Exercise aim :: Everything from the first line down to the line containing "y_axis_max = 825" is to be retyped exactly, both ends included, with pictures left out.

>>>>

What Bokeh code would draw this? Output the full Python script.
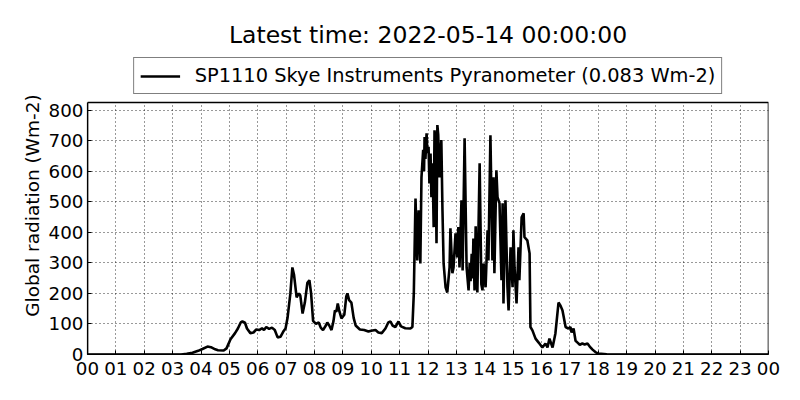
from bokeh.plotting import figure
from bokeh.models import Legend, LegendItem, FixedTicker, Range1d, BoxAnnotation, Title
from bokeh.embed import file_html
from bokeh.resources import INLINE

title_text = "Latest time: 2022-05-14 00:00:00"
legend_label = "SP1110 Skye Instruments Pyranometer (0.083 Wm-2)"
y_label = "Global radiation (Wm-2)"

x_ticks = list(range(25))
x_tick_labels = ["00", "01", "02", "03", "04", "05", "06", "07", "08", "09", "10", "11",
                 "12", "13", "14", "15", "16", "17", "18", "19", "20", "21", "22", "23", "00"]
y_ticks = [0, 100, 200, 300, 400, 500, 600, 700, 800]
y_axis_max = 825

hours = [0, 3.3, 3.5, 3.7, 3.9, 4.05, 4.23, 4.35, 4.5, 4.6, 4.8, 4.9, 5.04, 5.2, 5.3, 5.4, 5.46,
         5.55, 5.62, 5.74, 5.85, 5.95, 6.05, 6.15, 6.22, 6.3, 6.4, 6.5, 6.6, 6.7, 6.8, 6.9, 6.98,
         7.05, 7.15, 7.22, 7.28, 7.37, 7.45, 7.5, 7.58, 7.66, 7.75, 7.82, 7.88, 7.95, 8.05, 8.15,
         8.22, 8.3, 8.4, 8.45, 8.52, 8.6, 8.67, 8.72, 8.77, 8.82, 8.88, 8.95, 9.05, 9.12, 9.16,
         9.22, 9.3, 9.38, 9.45, 9.6, 9.75, 9.9, 10.0, 10.15, 10.25, 10.37, 10.5, 10.6, 10.68,
         10.75, 10.85, 10.96, 11.05, 11.2, 11.38, 11.45, 11.5, 11.56, 11.62, 11.67, 11.73, 11.77,
         11.83, 11.86, 11.88, 11.91, 11.95, 11.98, 12.02, 12.05, 12.09, 12.12, 12.16, 12.2, 12.23,
         12.26, 12.3, 12.33, 12.36, 12.4, 12.43, 12.47,
         12.51, 12.55, 12.62, 12.68, 12.76, 12.79, 12.86, 12.9, 12.97, 13.03, 13.07, 13.11, 13.18,
         13.22, 13.29, 13.36, 13.43, 13.47, 13.5, 13.54, 13.57, 13.6, 13.64, 13.68, 13.71, 13.74,
         13.82, 13.88, 13.92, 13.96, 14.03, 14.1,
         14.13, 14.2, 14.27, 14.31, 14.34, 14.41, 14.45, 14.52, 14.59, 14.63, 14.66, 14.73, 14.8,
         14.84, 14.91, 14.98, 15.01, 15.05, 15.12, 15.19, 15.22, 15.3, 15.37, 15.4, 15.5, 15.58,
         15.61, 15.68, 15.79, 15.9, 16.03, 16.14, 16.21, 16.28, 16.39, 16.49, 16.6, 16.67, 16.74,
         16.85, 16.95, 17.02, 17.06, 17.13, 17.2, 17.27, 17.35, 17.44, 17.52, 17.62, 17.7, 17.8,
         17.9, 18.0, 18.3, 18.6, 24]
radiation = [0, 0, 2, 6, 12, 18, 26, 24, 17, 14, 13, 20, 50, 70, 85, 105, 108,
             104, 85, 70, 72, 82, 80, 86, 80, 90, 84, 88, 80, 56, 58, 75, 85,
             120, 200, 285, 260, 187, 200, 193, 134, 170, 235, 243, 200, 110, 100, 105,
             88, 80, 95, 105, 95, 80, 110, 144, 140, 167, 140, 118, 130, 190, 200,
             178, 170, 120, 95, 82, 80, 75, 78, 80, 72, 70, 85, 105, 108,
             95, 90, 108, 92, 86, 85, 90, 200, 511, 308, 472, 298, 580,
             670, 600, 712, 640, 724, 660, 680, 560, 658, 515, 626, 417, 734,
             700, 364, 751, 720, 580, 650, 702,
             472, 298, 220, 203, 285, 413, 266, 285, 397, 318, 417, 285, 505,
             275, 708, 285, 210, 300, 240, 330, 249, 380, 210, 420, 260, 203,
             626, 230, 210, 298, 220, 407,
             308, 718, 308, 580, 266, 603, 515, 495, 243, 495, 167, 505, 220,
             144, 351, 220, 407, 285, 167, 351, 243, 449, 462, 384, 374, 331,
             90, 79, 52, 39, 23, 36, 23, 52, 23, 69, 170, 160, 144,
             90, 85, 90, 72, 85, 45, 39, 32, 36, 33, 36, 26, 16,
             8, 3, 1, 0, 0]

# frame extends upward to hold the legend; the plotting area itself ends at y_axis_max
frame_w, frame_h, plot_h = 681, 298, 252
y_top = y_axis_max * frame_h / plot_h

p = figure(frame_width=frame_w, frame_height=frame_h,
           x_range=Range1d(0, 24), y_range=Range1d(0, y_top),
           output_backend="svg", toolbar_location=None,
           min_border_left=87, min_border_right=16, min_border_bottom=30, min_border_top=56)

p.title.text = title_text
p.title.align = "center"
p.title.text_font = "DejaVu Sans"
p.title.text_font_size = "23.5px"
p.title.text_font_style = "normal"
p.title.text_color = "black"
p.title.standoff = 16

p.background_fill_color = "white"
p.border_fill_color = "white"
p.outline_line_color = None

for ax in (p.xaxis[0], p.yaxis[0]):
    ax.major_label_text_font = "DejaVu Sans"
    ax.major_label_text_font_size = "18.3px"
    ax.major_label_text_color = "black"
    ax.major_tick_in = 4
    ax.major_tick_out = 0
    ax.minor_tick_line_color = None
    ax.major_tick_line_color = "black"
    ax.major_label_standoff = 4
    ax.axis_line_color = "black"
    ax.axis_line_width = 1.2

p.yaxis.bounds = (0, y_axis_max)
p.xaxis.major_label_standoff = 7
p.xaxis.ticker = FixedTicker(ticks=x_ticks)
p.xaxis.major_label_overrides = {t: lab for t, lab in zip(x_ticks, x_tick_labels)}
p.yaxis.ticker = FixedTicker(ticks=y_ticks)

# y-axis label, centred on the 0..825 plotting area rather than on the extended frame
ylab = Title(text=y_label, align="center", offset=-18, standoff=6,
             text_font="DejaVu Sans", text_font_size="18.5px", text_font_style="normal",
             text_color="black")
p.add_layout(ylab, "left")

p.xgrid.ticker = FixedTicker(ticks=x_ticks)
p.ygrid.ticker = FixedTicker(ticks=y_ticks)
for g in (p.xgrid[0], p.ygrid[0]):
    g.grid_line_color = "black"
    g.grid_line_alpha = 0.8
    g.grid_line_dash = "1 3"
    g.grid_line_width = 1

r = p.line(hours, radiation, line_color="black", line_width=2.6)

mask = BoxAnnotation(bottom=y_axis_max, fill_color="white", fill_alpha=1.0, line_color=None)
p.add_layout(mask)
border = BoxAnnotation(bottom=0, top=y_axis_max, left=0, right=24, fill_alpha=0,
                       line_color="black", line_width=1.6, line_alpha=1.0)
p.add_layout(border)

legend = Legend(items=[LegendItem(label=legend_label, renderers=[r])],
                location="top_center", orientation="horizontal",
                label_text_font="DejaVu Sans", label_text_font_size="19.4px",
                label_text_color="black", padding=6, glyph_width=40, label_standoff=15,
                border_line_color="black", border_line_width=1.2,
                background_fill_alpha=1.0, margin=1)
p.add_layout(legend)

open("out.html", "w").write(file_html(p, INLINE))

<<<<

Solved problem ::
What Bokeh code would draw this? Output the full Python script.
from bokeh.plotting import figure
from bokeh.models import Legend, LegendItem, FixedTicker, Range1d, BoxAnnotation, Title
from bokeh.embed import file_html
from bokeh.resources import INLINE

title_text = "Latest time: 2022-05-14 00:00:00"
legend_label = "SP1110 Skye Instruments Pyranometer (0.083 Wm-2)"
y_label = "Global radiation (Wm-2)"

x_ticks = list(range(25))
x_tick_labels = ["00", "01", "02", "03", "04", "05", "06", "07", "08", "09", "10", "11",
                 "12", "13", "14", "15", "16", "17", "18", "19", "20", "21", "22", "23", "00"]
y_ticks = [0, 100, 200, 300, 400, 500, 600, 700, 800]
y_axis_max = 825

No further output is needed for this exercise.